Charles Dickens’ novel has formed, for many, their understanding of what the Revolution was like.  Many people when asked to describe the every day sights and happenings would picture prisoners incarcerated like Darnay and Dr Manette, taken to the guillotine in tumbrils like Sidney Carson and the seamstress and their deaths watched with glee by knitting women like Madame Defarge and her companion ‘vengeance’.  These ‘pictures’ are relatively accurate; Dickens relied heavily on the seminal work on the French Revolution at the time, The French Revolution: A History by Thomas Carlyle.  His descriptions of the causes and the effects of the revolution are therefore grounded in history.

The book does not, however, just serve to bring the Reign of Terror to life but to explain how and why it started.  As readers we sympathize with the bereaved father murdering his child’s killer and we pity Dr Manette locked in the Bastille for having the courage of his convictions and we can empathize with Madame Defarge’s desire to wipe out the family that scoured hers from the face of the earth.

We also, however, see how these justifiable desires are perverted and how, inexorably, the honorable Revolution gives way to the chaos of the Terror.  This is typified by the Defarges, originally decent people who were brutalized by the Evremonde family they are, at the start the book, allies of Dr Manette and his friends, helping him from prison and rehabilitating him back to his family.  Their all-consuming desire for revenge, however, brutalizes and destroys them.  Madame Defarge’s hatred for the Evermonde’s knows no bounds.  She calls for the death of Charles Darnay, the only decent Evermonde who condemned the excesses of his father and uncle.  So rampant is her hatred that she is even willing to kill the daughter and granddaughter of Dr Manette.

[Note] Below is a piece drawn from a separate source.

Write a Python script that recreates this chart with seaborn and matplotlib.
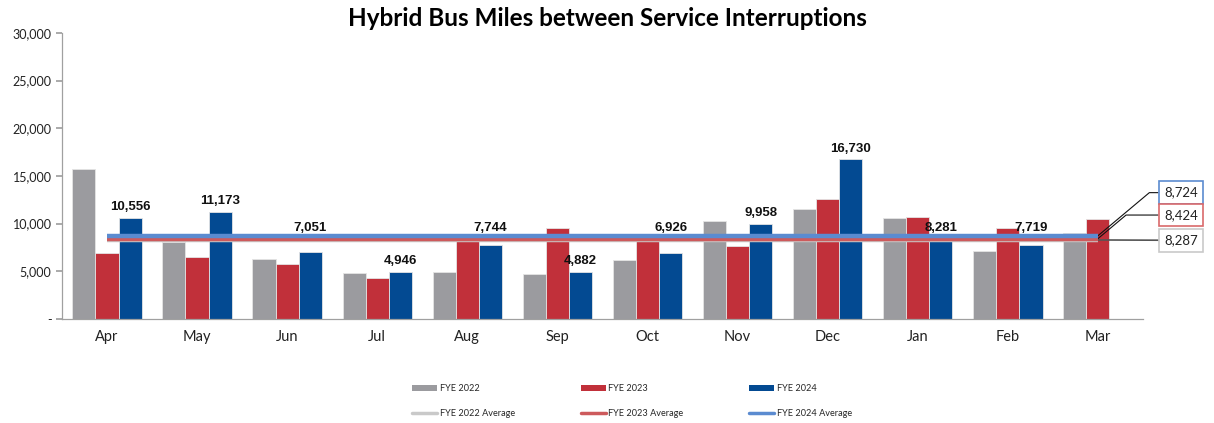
import numpy as np
import pandas as pd
import matplotlib
matplotlib.use("Agg")
import matplotlib.pyplot as plt
import seaborn as sns
from matplotlib.patches import Patch
from matplotlib.lines import Line2D

months = ["Apr", "May", "Jun", "Jul", "Aug", "Sep", "Oct", "Nov", "Dec", "Jan", "Feb", "Mar"]
fye2022 = [15750, 8100, 6320, 4850, 4920, 4720, 6150, 10270, 11530, 10550, 7130, 8980]
fye2023 = [6900, 6500, 5730, 4260, 8870, 9500, 8180, 7650, 12540, 10660, 9500, 10450]
fye2024 = [10556, 11173, 7051, 4946, 7744, 4882, 6926, 9958, 16730, 8281, 7719, np.nan]
series = ["FYE 2022", "FYE 2023", "FYE 2024"]
averages = {"FYE 2022": 8287, "FYE 2023": 8424, "FYE 2024": 8724}

bar_colors = {"FYE 2022": "#9b9b9f", "FYE 2023": "#c1303a", "FYE 2024": "#034a92"}
avg_colors = {"FYE 2022": "#c9c9c9", "FYE 2023": "#cd5a5c", "FYE 2024": "#5b8bd0"}
box_edges = {"FYE 2022": "#c9c9c9", "FYE 2023": "#d9696b", "FYE 2024": "#5b8bd0"}

df = pd.DataFrame({
    "Month": months * 3,
    "Series": [s for s in series for _ in months],
    "Value": fye2022 + fye2023 + fye2024,
})

sns.set_theme(style="white")
plt.rcParams["font.family"] = ["Lato", "DejaVu Sans"]

fig = plt.figure(figsize=(12.14, 4.23), dpi=100)
ax = fig.add_axes([0.051, 0.246, 0.8905, 0.676])

sns.barplot(data=df, x="Month", y="Value", hue="Series", order=months,
            hue_order=series, palette=bar_colors, width=0.77, ax=ax, saturation=1,
            edgecolor="#e4e4e4", linewidth=0.6, legend=False, errorbar=None)

# average lines
for s in series:
    ax.plot([0, len(months) - 1], [averages[s]] * 2, color=avg_colors[s], lw=3.2,
            solid_capstyle="butt", zorder=4)

# data labels for FYE 2024
for i, v in enumerate(fye2024):
    if np.isnan(v):
        continue
    y = v + 1150
    if 8000 < y < 9500:
        y = 9550
    ax.text(i + 0.257, y, f"{int(v):,}", ha="center", va="center",
            fontsize=9.5, fontweight="bold", family="Liberation Sans", color="#111111", zorder=6)

# callouts for averages
box_y = {"FYE 2024": 13250, "FYE 2023": 10900, "FYE 2022": 8250}
for s in ["FYE 2024", "FYE 2023", "FYE 2022"]:
    ax.annotate(f"{averages[s]:,}", xy=(11.0, averages[s]), xytext=(11.92, box_y[s]),
                textcoords="data", ha="center", va="center", fontsize=9.5, color="#222222",
                annotation_clip=False,
                bbox=dict(boxstyle="square,pad=0.4", fc="white", ec=box_edges[s], lw=1.2),
                arrowprops=dict(arrowstyle="-", color="#111111" if s != "FYE 2022" else "#555555",
                                lw=0.8 if s != "FYE 2022" else 1.2,
                                connectionstyle="angle,angleA=0,angleB=40,rad=0" if s != "FYE 2022" else "arc3",
                                shrinkA=0, shrinkB=0))

ax.set_ylim(0, 30000)
ax.set_xlim(-0.5, len(months) - 0.5)
ax.set_yticks(range(0, 30001, 5000))
ax.set_yticklabels(["-" if t == 0 else f"{t:,}" for t in range(0, 30001, 5000)], fontsize=9,
                   color="#222222")
ax.set_xticks(range(len(months)))
ax.set_xticklabels(months, fontsize=10.5, color="#222222")
ax.set_xticks(np.arange(-0.5, len(months), 1.0), minor=True)
ax.tick_params(axis="x", which="major", length=0, pad=8)
ax.tick_params(axis="x", which="minor", length=4, color="#a0a0a0", direction="out")
ax.tick_params(axis="y", length=4, color="#a0a0a0", direction="out", left=True)
ax.set_xlabel("")
ax.set_ylabel("")
for sp in ["top", "right"]:
    ax.spines[sp].set_visible(False)
for sp in ["left", "bottom"]:
    ax.spines[sp].set_color("#a0a0a0")
    ax.spines[sp].set_linewidth(0.9)

fig.text(0.5, 0.957, "Hybrid Bus Miles between Service Interruptions", ha="center", va="center",
         fontsize=17.5, fontweight="bold", color="#000000")

handles = []
labels = []
for s in series:
    handles.append(Patch(facecolor=bar_colors[s], edgecolor="none"))
    labels.append(s)
    handles.append(Line2D([0], [0], color=avg_colors[s], lw=2.5))
    labels.append(f"{s} Average")
fig.legend(handles, labels, ncol=3, loc="upper left", bbox_to_anchor=(412 / 1214, 1 - 384 / 423),
           frameon=False, fontsize=6.6, columnspacing=7.2, handlelength=2.75,
           handleheight=0.6, handletextpad=0.25, labelspacing=1.75, borderpad=0, borderaxespad=0)

fig.savefig("out.png", dpi=100)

7. A Tale of Two Cities is an atypical Dickens’ work

Olde English Workhouse
Olde English Workhouse

A Tale of Two Cities is not a ‘feel good’ book, it is not a comedy and it lacks the wit and humor that pervade most of Dickens work.  While all of his books deal with a variety of social issues and act as a commentary on problems faced by many at the time (debtor’s prison, courts of chancery, workhouses etc) they often clothe themselves in a cloak of fun and light reading.  A Tale of Two Cities is very different.

As mentioned above it contains perhaps the best description of the societal causes and effects of the French Revolution.  Despite his prolific writing A Tale of Two Cities is one of only two historical novels written by Dickens and is far less complex than his normal offerings in terms of the numbers of characters and the plots covered by the novel.  The novel lacks the humorous passages or the unique characters that tend to characterize Dickens’ work, even the ‘light relief’ character of Jerry Cruncher is disturbingly macabre; he works as a grave robber and routinely abuses his wife.

6. Dickens uses water as a symbol of chaos and the unconscious

Dickens uses water continuously throughout a Tale of Two Cities to convey chaos
Dickens uses water continuously throughout a Tale of Two Cities to convey chaos

Dickens frequently expresses the chaos of the times through the use of water as a metaphor.  This is particularly apt because like revolution water is capable of bringing great good (sanitation, hydration, change through erosion and deposition) but is also capable of great destruction.  Dickens uses phrases such as ‘The sea [ie the mob] did what it liked, and what it liked was destruction’.

Gapsard, the bereaved father of the child killed by the Marquis St. Evremonde’s negligent driving is hanged for the murder of the Marquis.  The punishment does not, however end there as the hanging is done over the well of the local village in order to poison it and make all the peasants suffer.  It also serves as a metaphor for the poisonous hatred the villagers have for the aristocrats who care so little for them.

The crowd that storms the Bastille was a ‘whirlpool of boiling waters’ and moved as ‘the living sea rose, wave upon wave, depth upon depth and overflowed the city’.   The metaphors do not end there, Darnay’s jailer, a man at the heart of and complicit in the Reign of Terror looked like a man ‘who had been drowned and filled with water’.